Mathematics and Computation

A blog about mathematics for computers

A general definition of dependent type theories

The preprint version of the paper A general definition of dependent type theories has finally appeared on the arXiv! Over three years ago Peter Lumsdaine invited me to work on the topic, which I gladly accepted, and dragged my student Philipp Haselwarter into it. We set out to give an answer to the queation:

What is type theory, precisely?

At least for me the motivation to work on such a thankless topic came from Vladimir Voevodsky, who would ask the question to type-theoretic audiences. Some took him to be a troll and others a newcomer who just had to learn more type theory. I was among the latter, but eventually the question got through to me – I could point to any number of specific examples of type theories, but not a comprehensive and mathematically precise definition of the general concept.

It is too easy to dismiss the question by claiming that type theory is an open-ended concept which therefore cannot be completely captured by any mathematical definition. Of course it is open-ended, but it does not follow at all that we should not even attempt to define it. If geometers were equally fatalistic about the open-ended notion of space we would never have had modern geometry, topology, sheaves – heck, half of 20th century mathematics would not be there!

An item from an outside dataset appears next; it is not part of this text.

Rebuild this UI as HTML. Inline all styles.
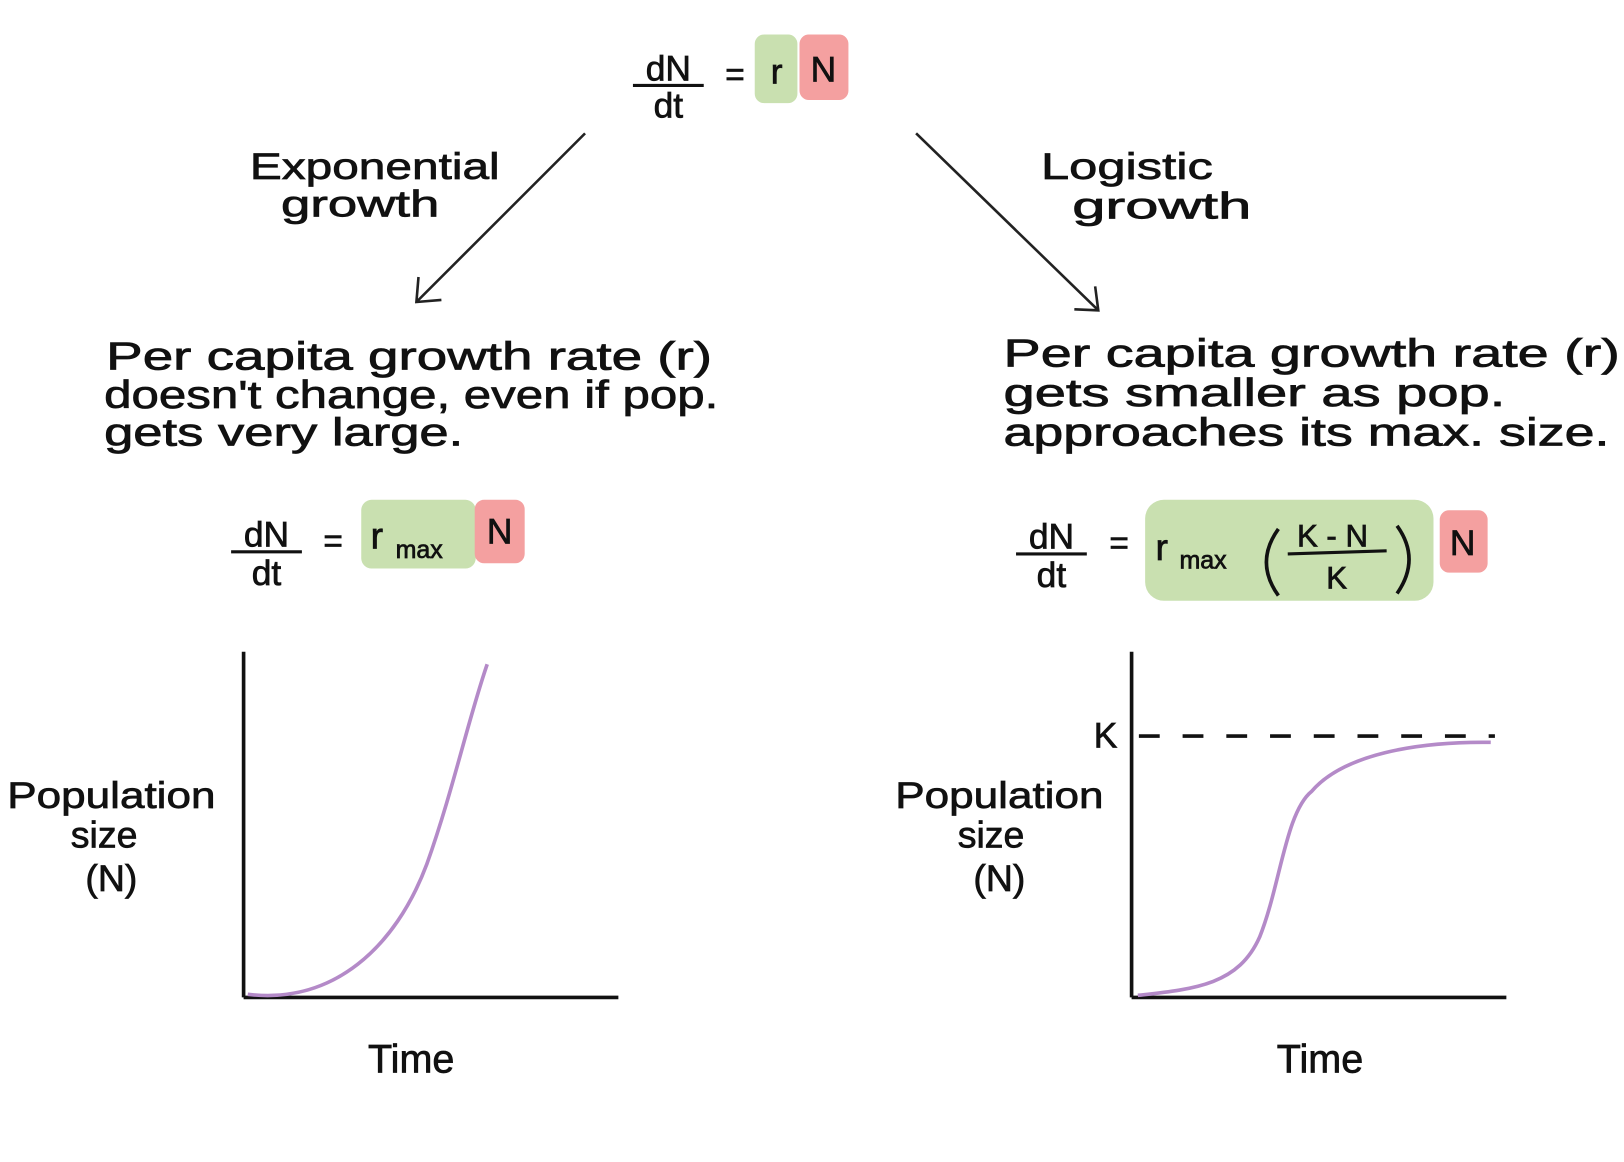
<!DOCTYPE html>
<html><head><meta charset="utf-8"><style>
html,body{margin:0;padding:0;background:#fff;}
svg{display:block;}
text{font-family:"Liberation Sans",sans-serif;fill:#111;stroke:#111;stroke-width:0.7;}
</style></head><body>
<svg width="1624" height="1162" viewBox="0 0 1560 1116" xmlns="http://www.w3.org/2000/svg">
<!-- top equation -->
<text x="642" y="77" font-size="34" text-anchor="middle">dN</text>
<line x1="608" y1="82" x2="676" y2="82" stroke="#111" stroke-width="3"/>
<text x="642" y="113" font-size="34" text-anchor="middle">dt</text>
<text x="706" y="82" font-size="32" text-anchor="middle">=</text>
<rect x="725" y="33" width="41" height="66" rx="9" fill="#c9e0b0"/>
<rect x="768" y="33" width="47" height="63" rx="9" fill="#f4a0a0"/>
<text x="746" y="80" font-size="34" text-anchor="middle">r</text>
<text x="791" y="78" font-size="34" text-anchor="middle">N</text>
<!-- arrows -->
<line x1="562" y1="128" x2="400" y2="290" stroke="#222" stroke-width="2.5"/>
<polyline points="402,266 400,290 424,288" fill="none" stroke="#222" stroke-width="2.5"/>
<line x1="880" y1="128" x2="1055" y2="298" stroke="#222" stroke-width="2.5"/>
<polyline points="1052,275 1055,298 1032,297" fill="none" stroke="#222" stroke-width="2.5"/>
<!-- labels -->
<text x="240" y="172" font-size="36" textLength="240" lengthAdjust="spacingAndGlyphs">Exponential</text>
<text x="270" y="208" font-size="36" textLength="152" lengthAdjust="spacingAndGlyphs">growth</text>
<text x="1000" y="172" font-size="36" textLength="165" lengthAdjust="spacingAndGlyphs">Logistic</text>
<text x="1030" y="210" font-size="36" textLength="172" lengthAdjust="spacingAndGlyphs">growth</text>
<!-- paragraphs -->
<text x="102" y="355" font-size="37" textLength="582" lengthAdjust="spacingAndGlyphs">Per capita growth rate (r)</text>
<text x="100" y="392" font-size="37" textLength="590" lengthAdjust="spacingAndGlyphs">doesn't change, even if pop.</text>
<text x="100" y="428" font-size="37" textLength="345" lengthAdjust="spacingAndGlyphs">gets very large.</text>
<text x="964" y="352" font-size="37" textLength="592" lengthAdjust="spacingAndGlyphs">Per capita growth rate (r)</text>
<text x="964" y="390" font-size="37" textLength="482" lengthAdjust="spacingAndGlyphs">gets smaller as pop.</text>
<text x="964" y="428" font-size="37" textLength="582" lengthAdjust="spacingAndGlyphs">approaches its max. size.</text>
<!-- left eq -->
<text x="256" y="525" font-size="34" text-anchor="middle">dN</text>
<line x1="222" y1="530" x2="290" y2="530" stroke="#111" stroke-width="3"/>
<text x="256" y="562" font-size="34" text-anchor="middle">dt</text>
<text x="320" y="530" font-size="32" text-anchor="middle">=</text>
<rect x="347" y="480" width="110" height="66" rx="10" fill="#c9e0b0"/>
<rect x="456" y="480" width="48" height="61" rx="9" fill="#f4a0a0"/>
<text x="356" y="527" font-size="36">r</text>
<text x="380" y="536" font-size="24">max</text>
<text x="480" y="522" font-size="34" text-anchor="middle">N</text>
<!-- right eq -->
<text x="1010" y="527" font-size="34" text-anchor="middle">dN</text>
<line x1="976" y1="532" x2="1044" y2="532" stroke="#111" stroke-width="3"/>
<text x="1010" y="564" font-size="34" text-anchor="middle">dt</text>
<text x="1075" y="532" font-size="32" text-anchor="middle">=</text>
<rect x="1100" y="480" width="277" height="97" rx="18" fill="#c9e0b0"/>
<rect x="1383" y="490" width="46" height="60" rx="9" fill="#f4a0a0"/>
<text x="1110" y="538" font-size="36">r</text>
<text x="1133" y="546" font-size="24">max</text>
<path d="M1228 508 Q1205 540 1228 572" fill="none" stroke="#111" stroke-width="3.5"/>
<path d="M1342 505 Q1365 537 1342 570" fill="none" stroke="#111" stroke-width="3.5"/>
<text x="1280" y="525" font-size="30" text-anchor="middle">K - N</text>
<line x1="1237" y1="532" x2="1332" y2="529" stroke="#111" stroke-width="3"/>
<text x="1284" y="565" font-size="30" text-anchor="middle">K</text>
<text x="1405" y="533" font-size="34" text-anchor="middle">N</text>
<!-- left chart -->
<line x1="234" y1="626" x2="234" y2="958" stroke="#111" stroke-width="3.5"/>
<line x1="234" y1="958" x2="594" y2="958" stroke="#111" stroke-width="3.5"/>
<path d="M238 955 C320 965 380 910 410 830 C435 760 450 690 468 638" fill="none" stroke="#b48ac8" stroke-width="3.5"/>
<text x="395" y="1030" font-size="38" text-anchor="middle">Time</text>
<text x="107" y="776" font-size="36" text-anchor="middle" textLength="200" lengthAdjust="spacingAndGlyphs">Population</text>
<text x="100" y="814" font-size="36" text-anchor="middle">size</text>
<text x="107" y="856" font-size="36" text-anchor="middle">(N)</text>
<!-- right chart -->
<line x1="1087" y1="626" x2="1087" y2="958" stroke="#111" stroke-width="3.5"/>
<line x1="1087" y1="958" x2="1447" y2="958" stroke="#111" stroke-width="3.5"/>
<line x1="1094" y1="707" x2="1436" y2="707" stroke="#111" stroke-width="3.5" stroke-dasharray="20,22"/>
<text x="1062" y="718" font-size="34" text-anchor="middle">K</text>
<path d="M1093 956 C1150 950 1190 945 1210 900 C1230 850 1235 780 1260 760 C1290 725 1360 712 1432 713" fill="none" stroke="#b48ac8" stroke-width="3.5"/>
<text x="1268" y="1030" font-size="38" text-anchor="middle">Time</text>
<text x="960" y="776" font-size="36" text-anchor="middle" textLength="200" lengthAdjust="spacingAndGlyphs">Population</text>
<text x="952" y="814" font-size="36" text-anchor="middle">size</text>
<text x="960" y="856" font-size="36" text-anchor="middle">(N)</text>
</svg>
</body></html>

Of course, we are neither the first nor the last to give a definition of type theory, and that is how things should be. We claim no priority or supremacy over other definitions and views of type theory. Our approach could perhaps be described as "concrete" and "proof-theoretic":

  1. We wanted to stay close to traditional syntax.
  2. We gave a complete and precise definition.
  3. We aimed for a level of generality that allows useful meta-theory of a wide range of type theories.

One can argue each of the above points, and we have done so among ourselves many times. Nevertheless, I feel that we have accomplished something worthwhile – but the ultimate judges will be our readers, or lack of them. You are kindly invited to take a look at the paper.

Download PDF: arxiv.org/pdf/2009.05539.pdf

I should not forget to mention that Peter, with modest help from Philipp and me, formalized almost the entire paper in Coq! See the repository general-type-theories at GitHub.